This link of the document "Report on the Corrosion of Certain Alloys" states the following in section "VII. General Corrosion of Stainless Steels":

Non-halide salts have little effect on stainless steels, but chlorides particularly tend to promote pitting, crevice corrosion, and stress-corrosion cracking. In some cases sulfates seem to aggravate the effects of chlorides. Chlorides present in amounts as little of 0.3% with sulfates present can produce severe corrosion. Even quite low concentrations of chlorides can cause corrosion when concentrated by occlusion in surface films. Oxidizing chlorides such as ferric or cupric chloride are specific for severe pitting, although halide salts can cause severe pitting and stress corrosion cracking. The austenitic stainless steels are, however, the most susceptible of all the stainless steels to chloride stress corrosion cracking.

As to a more precise timeframe before problems are seen, I suppose you can report back to us when you start to have problems and we can then give others with the same idea a real-world example.

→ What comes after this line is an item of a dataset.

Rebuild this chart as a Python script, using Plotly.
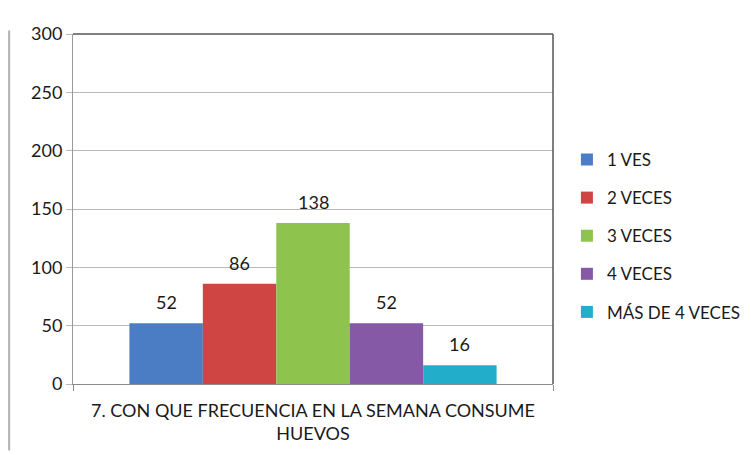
import plotly.graph_objects as go

category = ["7. CON QUE FRECUENCIA EN LA SEMANA CONSUME<br>HUEVOS"]
series_names = ["1 VES", "2 VECES", "3 VECES", "4 VECES", "MÁS DE 4 VECES"]
series_values = [52, 86, 138, 52, 16]
colors = ["#4a7dc3", "#cf4543", "#8ec34e", "#8659a6", "#22aecb"]

font_family = "Lato, Open Sans, sans-serif"
text_color = "#1a1a1a"
grid_color = "#b8b8b8"

# plot area is 480 px wide; bars fill 1 - bargap of it, split in 5
bargap = 0.235
bar_px = 480 * (1 - bargap) / len(series_values)

fig = go.Figure()
for i, (name, val, col) in enumerate(zip(series_names, series_values, colors)):
    fig.add_trace(go.Bar(
        x=category, y=[val], name=name, legendgroup=name,
        marker=dict(color=col, line=dict(width=0)),
    ))
    # value label above each bar
    fig.add_annotation(
        x=category[0], y=val, text=str(val), showarrow=False,
        xshift=(i - (len(series_values) - 1) / 2) * bar_px,
        yanchor="bottom", yshift=8,
        font=dict(size=18, color=text_color, family=font_family),
    )

fig.update_layout(
    width=751, height=455,
    margin=dict(l=65, r=206, t=26, b=79),
    paper_bgcolor="white", plot_bgcolor="white",
    barmode="group", bargap=bargap, bargroupgap=0,
    font=dict(family=font_family, size=18, color=text_color),
    legend=dict(x=1.029, xanchor="left", y=0.423, yanchor="middle",
                font=dict(size=17), tracegroupgap=13, itemwidth=30,
                bgcolor="rgba(0,0,0,0)"),
    showlegend=True,
)
fig.update_xaxes(showline=True, linecolor="#8c8c8c", showgrid=False,
                 ticks="outside", tickson="boundaries", ticklen=6, tickcolor="#8c8c8c",
                 tickfont=dict(size=18), ticklabelstandoff=10)
fig.update_yaxes(range=[0, 300], dtick=50, showgrid=True, gridcolor=grid_color,
                 showline=True, linecolor="#999999",
                 ticks="outside", ticklen=6, tickcolor=grid_color,
                 tickfont=dict(size=18), zeroline=False)

# darker frame on top and right of the plot area
fig.add_shape(type="line", xref="paper", yref="paper", x0=0, x1=1, y0=1, y1=1,
              line=dict(color="#555555", width=1.5))
fig.add_shape(type="line", xref="paper", yref="paper", x0=1, x1=1, y0=0, y1=1,
              line=dict(color="#555555", width=1.5))

# left page border line
fig.add_shape(type="line", xref="paper", yref="paper", x0=-0.133, x1=-0.133,
              y0=-0.19, y1=1.01, line=dict(color="#b0b0b0", width=2))

fig.write_html("out.html")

Thanks again. I really appreciate the feedback. Our son is not well and, although I can't explain it, becomes perfectly healthy when we vacation at the ocean. I am trying to recreate that at home. I looked for thassalotherapy where we live, but no luck... So the plan is to give it a try for a little while to see what happens. If he improves it is worth the cost. If not, we'll use it for our own enjoyment (without any salt). Thanks for your input. It is a tough choice to put a new spa through this, but it is worth it to me to see if it will help him.